▸ **What you are asked to do**
Return the entries verbatim and drop every picture.

▸ **Data lines**
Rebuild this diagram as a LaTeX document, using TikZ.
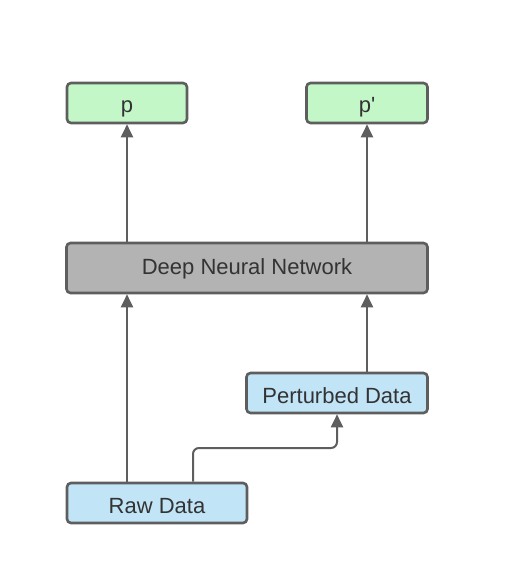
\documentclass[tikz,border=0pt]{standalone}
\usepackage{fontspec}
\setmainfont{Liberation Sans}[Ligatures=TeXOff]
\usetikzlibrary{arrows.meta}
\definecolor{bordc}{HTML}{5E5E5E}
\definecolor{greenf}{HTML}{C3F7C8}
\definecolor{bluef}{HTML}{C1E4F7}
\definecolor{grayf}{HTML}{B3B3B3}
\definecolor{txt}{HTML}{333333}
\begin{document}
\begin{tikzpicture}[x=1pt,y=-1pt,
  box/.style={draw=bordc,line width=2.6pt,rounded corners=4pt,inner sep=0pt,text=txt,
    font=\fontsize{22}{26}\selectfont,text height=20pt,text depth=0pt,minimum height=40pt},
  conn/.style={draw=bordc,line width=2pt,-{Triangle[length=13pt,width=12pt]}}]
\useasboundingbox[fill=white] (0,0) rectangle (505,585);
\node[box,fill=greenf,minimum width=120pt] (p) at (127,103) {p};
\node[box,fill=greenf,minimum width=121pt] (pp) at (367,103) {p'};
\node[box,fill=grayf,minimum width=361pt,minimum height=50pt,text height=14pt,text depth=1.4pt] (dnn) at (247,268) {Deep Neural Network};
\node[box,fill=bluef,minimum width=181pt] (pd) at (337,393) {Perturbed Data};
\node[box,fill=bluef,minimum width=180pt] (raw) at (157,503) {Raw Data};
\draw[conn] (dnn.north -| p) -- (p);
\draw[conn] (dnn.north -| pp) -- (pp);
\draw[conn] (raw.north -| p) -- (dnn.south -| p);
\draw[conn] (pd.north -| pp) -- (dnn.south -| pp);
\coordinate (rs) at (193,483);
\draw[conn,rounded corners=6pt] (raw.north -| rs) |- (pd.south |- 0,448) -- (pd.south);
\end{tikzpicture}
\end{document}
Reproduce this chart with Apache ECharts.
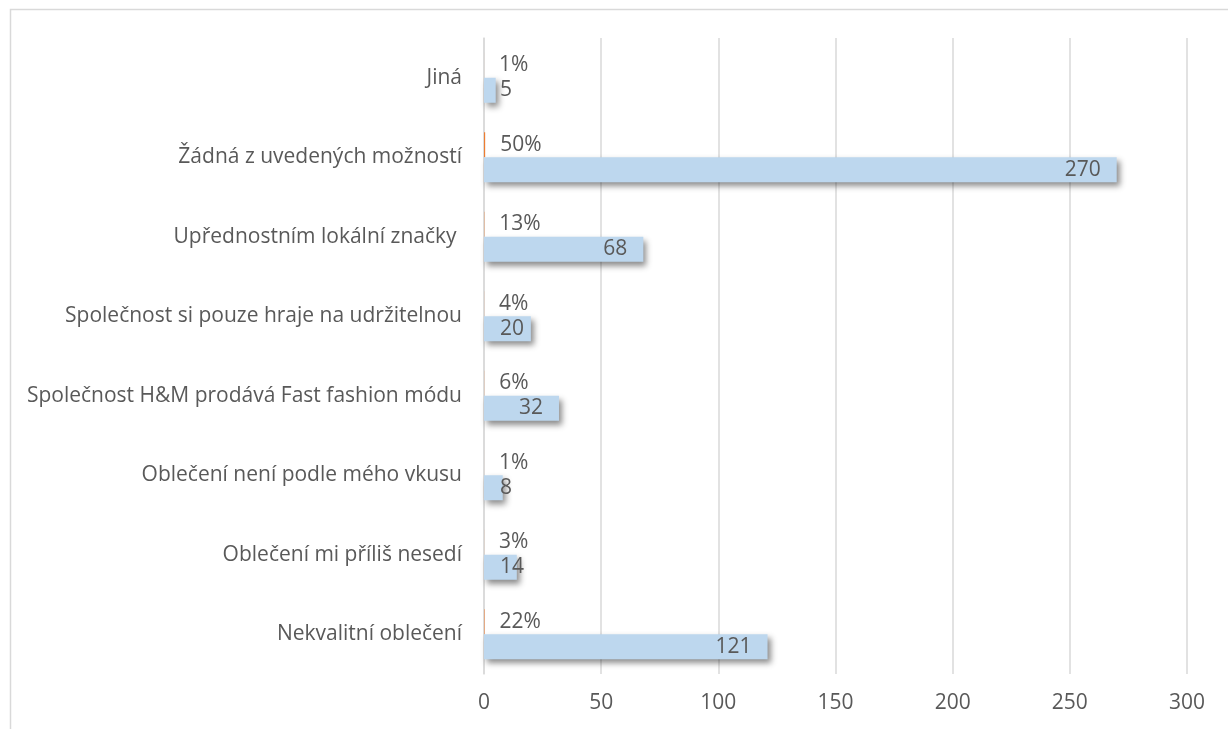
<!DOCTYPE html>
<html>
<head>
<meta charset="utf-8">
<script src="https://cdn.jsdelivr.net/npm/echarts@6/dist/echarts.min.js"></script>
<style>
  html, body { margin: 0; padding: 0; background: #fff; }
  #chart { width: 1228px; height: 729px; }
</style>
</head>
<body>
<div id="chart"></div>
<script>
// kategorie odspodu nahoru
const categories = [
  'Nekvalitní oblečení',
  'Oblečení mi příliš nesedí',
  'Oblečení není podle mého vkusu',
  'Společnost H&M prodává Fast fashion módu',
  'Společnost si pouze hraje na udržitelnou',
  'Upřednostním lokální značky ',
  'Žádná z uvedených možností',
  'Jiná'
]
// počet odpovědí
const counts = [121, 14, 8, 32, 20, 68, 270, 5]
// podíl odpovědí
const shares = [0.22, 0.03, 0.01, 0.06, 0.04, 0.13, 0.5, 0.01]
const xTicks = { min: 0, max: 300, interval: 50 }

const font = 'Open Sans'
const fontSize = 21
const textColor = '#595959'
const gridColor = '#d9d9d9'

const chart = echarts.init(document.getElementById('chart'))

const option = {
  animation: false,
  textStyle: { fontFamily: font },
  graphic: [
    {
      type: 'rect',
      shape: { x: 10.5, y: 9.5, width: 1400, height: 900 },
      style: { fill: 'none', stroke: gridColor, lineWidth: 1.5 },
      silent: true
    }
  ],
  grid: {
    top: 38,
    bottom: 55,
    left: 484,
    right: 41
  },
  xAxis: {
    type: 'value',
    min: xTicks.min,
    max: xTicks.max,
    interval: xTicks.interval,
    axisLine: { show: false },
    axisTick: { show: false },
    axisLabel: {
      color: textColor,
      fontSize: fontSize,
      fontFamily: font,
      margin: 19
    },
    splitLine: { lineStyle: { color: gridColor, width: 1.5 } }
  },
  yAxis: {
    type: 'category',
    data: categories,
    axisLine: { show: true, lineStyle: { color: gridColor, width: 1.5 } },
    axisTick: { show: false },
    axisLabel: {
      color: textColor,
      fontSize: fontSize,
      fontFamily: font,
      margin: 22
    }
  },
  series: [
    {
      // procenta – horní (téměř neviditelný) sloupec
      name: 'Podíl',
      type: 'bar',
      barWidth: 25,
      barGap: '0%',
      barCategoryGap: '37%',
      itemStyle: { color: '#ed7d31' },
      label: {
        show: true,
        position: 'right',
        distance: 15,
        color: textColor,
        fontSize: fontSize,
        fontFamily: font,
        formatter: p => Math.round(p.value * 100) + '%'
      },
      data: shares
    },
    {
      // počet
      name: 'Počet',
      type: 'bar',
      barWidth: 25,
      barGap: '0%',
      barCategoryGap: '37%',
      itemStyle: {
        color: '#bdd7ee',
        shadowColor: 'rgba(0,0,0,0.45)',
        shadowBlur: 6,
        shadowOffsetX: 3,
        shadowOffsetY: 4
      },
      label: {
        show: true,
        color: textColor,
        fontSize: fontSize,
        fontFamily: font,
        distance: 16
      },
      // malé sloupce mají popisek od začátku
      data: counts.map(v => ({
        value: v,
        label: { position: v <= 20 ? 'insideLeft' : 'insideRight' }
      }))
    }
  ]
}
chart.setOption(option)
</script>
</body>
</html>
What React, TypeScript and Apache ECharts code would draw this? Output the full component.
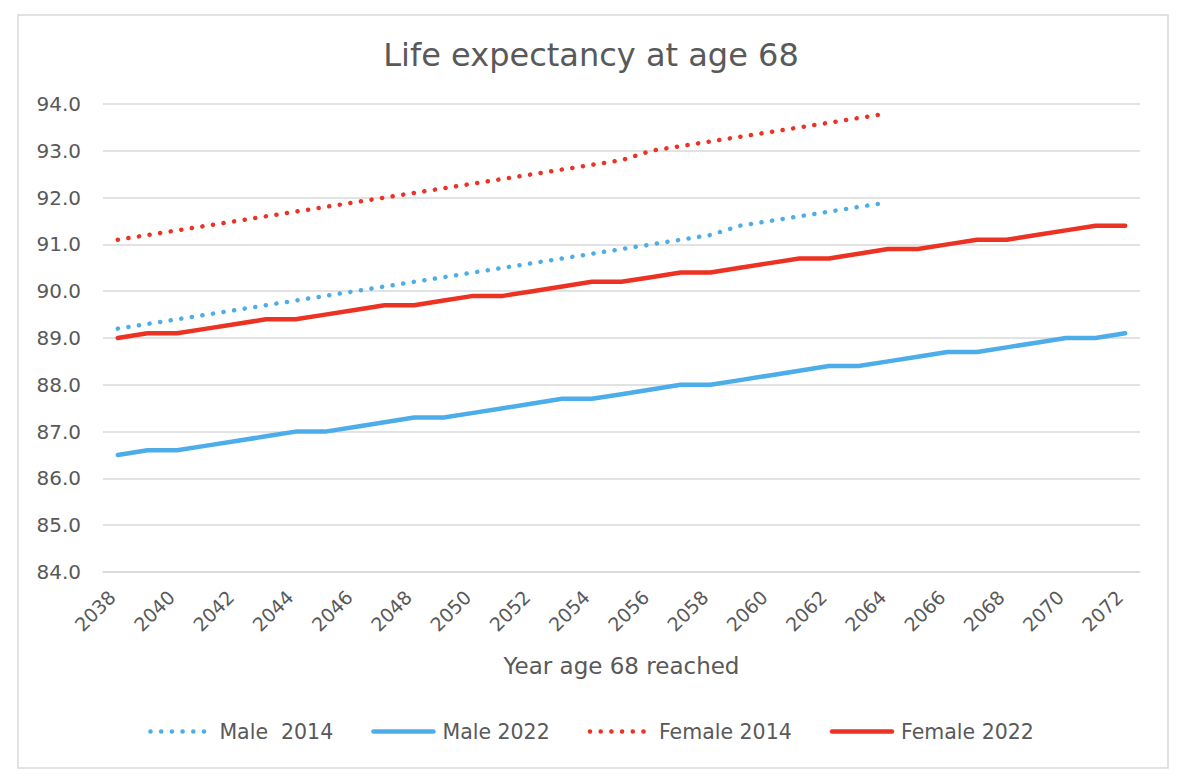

▸ **Full output**
Rebuild this diagram as a LaTeX document, using TikZ.
\documentclass[tikz,border=0pt]{standalone}
\usepackage{fontspec}
\setmainfont{Liberation Sans}[Ligatures=TeXOff]
\usetikzlibrary{arrows.meta}
\definecolor{bordc}{HTML}{5E5E5E}
\definecolor{greenf}{HTML}{C3F7C8}
\definecolor{bluef}{HTML}{C1E4F7}
\definecolor{grayf}{HTML}{B3B3B3}
\definecolor{txt}{HTML}{333333}
\begin{document}
\begin{tikzpicture}[x=1pt,y=-1pt,
  box/.style={draw=bordc,line width=2.6pt,rounded corners=4pt,inner sep=0pt,text=txt,
    font=\fontsize{22}{26}\selectfont,text height=20pt,text depth=0pt,minimum height=40pt},
  conn/.style={draw=bordc,line width=2pt,-{Triangle[length=13pt,width=12pt]}}]
\useasboundingbox[fill=white] (0,0) rectangle (505,585);
\node[box,fill=greenf,minimum width=120pt] (p) at (127,103) {p};
\node[box,fill=greenf,minimum width=121pt] (pp) at (367,103) {p'};
\node[box,fill=grayf,minimum width=361pt,minimum height=50pt,text height=14pt,text depth=1.4pt] (dnn) at (247,268) {Deep Neural Network};
\node[box,fill=bluef,minimum width=181pt] (pd) at (337,393) {Perturbed Data};
\node[box,fill=bluef,minimum width=180pt] (raw) at (157,503) {Raw Data};
\draw[conn] (dnn.north -| p) -- (p);
\draw[conn] (dnn.north -| pp) -- (pp);
\draw[conn] (raw.north -| p) -- (dnn.south -| p);
\draw[conn] (pd.north -| pp) -- (dnn.south -| pp);
\coordinate (rs) at (193,483);
\draw[conn,rounded corners=6pt] (raw.north -| rs) |- (pd.south |- 0,448) -- (pd.south);
\end{tikzpicture}
\end{document}
Reproduce this chart with Apache ECharts.
<!DOCTYPE html>
<html>
<head>
<meta charset="utf-8">
<script src="https://cdn.jsdelivr.net/npm/echarts@6/dist/echarts.min.js"></script>
<style>
  html, body { margin: 0; padding: 0; background: #fff; }
  #chart { width: 1228px; height: 729px; }
</style>
</head>
<body>
<div id="chart"></div>
<script>
// kategorie odspodu nahoru
const categories = [
  'Nekvalitní oblečení',
  'Oblečení mi příliš nesedí',
  'Oblečení není podle mého vkusu',
  'Společnost H&M prodává Fast fashion módu',
  'Společnost si pouze hraje na udržitelnou',
  'Upřednostním lokální značky ',
  'Žádná z uvedených možností',
  'Jiná'
]
// počet odpovědí
const counts = [121, 14, 8, 32, 20, 68, 270, 5]
// podíl odpovědí
const shares = [0.22, 0.03, 0.01, 0.06, 0.04, 0.13, 0.5, 0.01]
const xTicks = { min: 0, max: 300, interval: 50 }

const font = 'Open Sans'
const fontSize = 21
const textColor = '#595959'
const gridColor = '#d9d9d9'

const chart = echarts.init(document.getElementById('chart'))

const option = {
  animation: false,
  textStyle: { fontFamily: font },
  graphic: [
    {
      type: 'rect',
      shape: { x: 10.5, y: 9.5, width: 1400, height: 900 },
      style: { fill: 'none', stroke: gridColor, lineWidth: 1.5 },
      silent: true
    }
  ],
  grid: {
    top: 38,
    bottom: 55,
    left: 484,
    right: 41
  },
  xAxis: {
    type: 'value',
    min: xTicks.min,
    max: xTicks.max,
    interval: xTicks.interval,
    axisLine: { show: false },
    axisTick: { show: false },
    axisLabel: {
      color: textColor,
      fontSize: fontSize,
      fontFamily: font,
      margin: 19
    },
    splitLine: { lineStyle: { color: gridColor, width: 1.5 } }
  },
  yAxis: {
    type: 'category',
    data: categories,
    axisLine: { show: true, lineStyle: { color: gridColor, width: 1.5 } },
    axisTick: { show: false },
    axisLabel: {
      color: textColor,
      fontSize: fontSize,
      fontFamily: font,
      margin: 22
    }
  },
  series: [
    {
      // procenta – horní (téměř neviditelný) sloupec
      name: 'Podíl',
      type: 'bar',
      barWidth: 25,
      barGap: '0%',
      barCategoryGap: '37%',
      itemStyle: { color: '#ed7d31' },
      label: {
        show: true,
        position: 'right',
        distance: 15,
        color: textColor,
        fontSize: fontSize,
        fontFamily: font,
        formatter: p => Math.round(p.value * 100) + '%'
      },
      data: shares
    },
    {
      // počet
      name: 'Počet',
      type: 'bar',
      barWidth: 25,
      barGap: '0%',
      barCategoryGap: '37%',
      itemStyle: {
        color: '#bdd7ee',
        shadowColor: 'rgba(0,0,0,0.45)',
        shadowBlur: 6,
        shadowOffsetX: 3,
        shadowOffsetY: 4
      },
      label: {
        show: true,
        color: textColor,
        fontSize: fontSize,
        fontFamily: font,
        distance: 16
      },
      // malé sloupce mají popisek od začátku
      data: counts.map(v => ({
        value: v,
        label: { position: v <= 20 ? 'insideLeft' : 'insideRight' }
      }))
    }
  ]
}
chart.setOption(option)
</script>
</body>
</html>
What React, TypeScript and Apache ECharts code would draw this? Output the full component.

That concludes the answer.